Essa seria uma das muitas possibilidades de leitura de Rayuela. Muitas interpretações das obras do autor são promovidas por seus leitores amadores e profissionais. Um exemplo é o tão estudado conto “La casa tomada” [A casa tomada], no qual as interpretações variam desde a abordagem psicanalítica até a politica, sendo a casa uma metáfora ora de um útero materno, ora da Argentina.
Sem dúvida, a literatura que Cortázar produziu é de caráter experimental, procura e cria um leitor cúmplice - disposto e capaz de entrar em seu jogo, que envolve arte combinatória, jogos de palavras, metaliteratura, por exemplo.
Para Pablo Martín Sánchez, haveria uma verdadeira sinergia literária entre os oulipianos e Cortázar, apesar de nunca ter sido declarada. Ao que tudo indica, eles chegaram a convidá-lo a integrar o grupo, mas o argentino teria recusado, por não lhe parecer conveniente “integrar um grupo que não fosse político”. De todo modo, assim como as obras do grupo, a mais conhecida de Cortázar, Rayuela, apresenta-se como um romance fragmentário, onde a combinatória é presente desde o início, quando é feito ao leitor o convite à leitura e são demonstrados caminhos que ele pode seguir.

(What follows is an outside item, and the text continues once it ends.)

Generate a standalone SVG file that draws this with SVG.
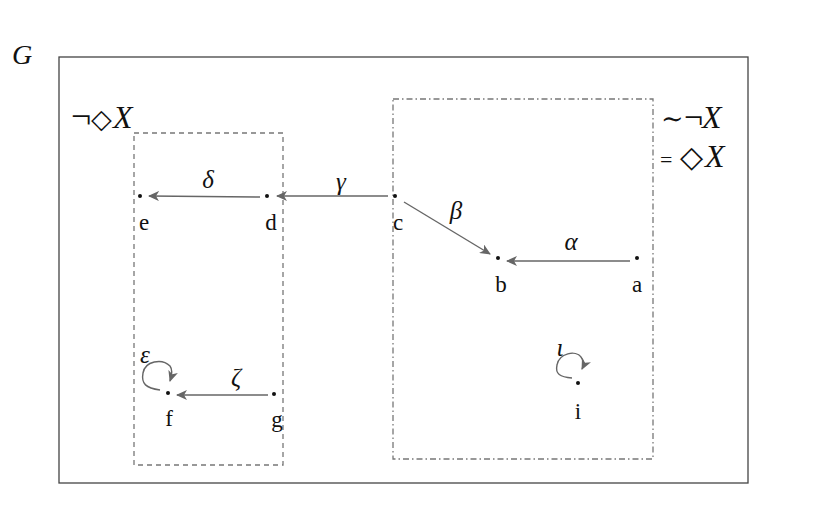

Cinquenta anos depois da publicação de Rayuela, concordo plenamente com Rama que o fenômeno do boom possibilitou o conhecimento e o reconhecimento do valor dos autores da América Latina, entre eles Cortázar. Sua obra como um todo e a de outros promoveram um novo momento da literatura do subcontinente, que ainda está em vigência, dialogando com outras obras e leitores do mundo todo. Deste modo, não foi apenas um fenômeno passageiro de vendas de livros, e por isso a denominação “nova narrativa” é mais pertinente.
Os vários leitores que encontro da obra de Cortázar, mas principalmente de Rayuela, e especificamente meus alunos de literatura hispano-americana, mostram que essa é uma obra que instiga à leitura e a releituras. Sem dúvida, Rayuela terá fôlego para prosseguir nesse diálogo, por muitos e muitos outros cinquenta anos mais.
Roseli Barros Cunha, professora-adjunta do Departamento de Letras Estrangeiras e do Programa de Pós-Graduação em Literatura Comparada do Departamento de Literatura da Universidade Federal do Ceará.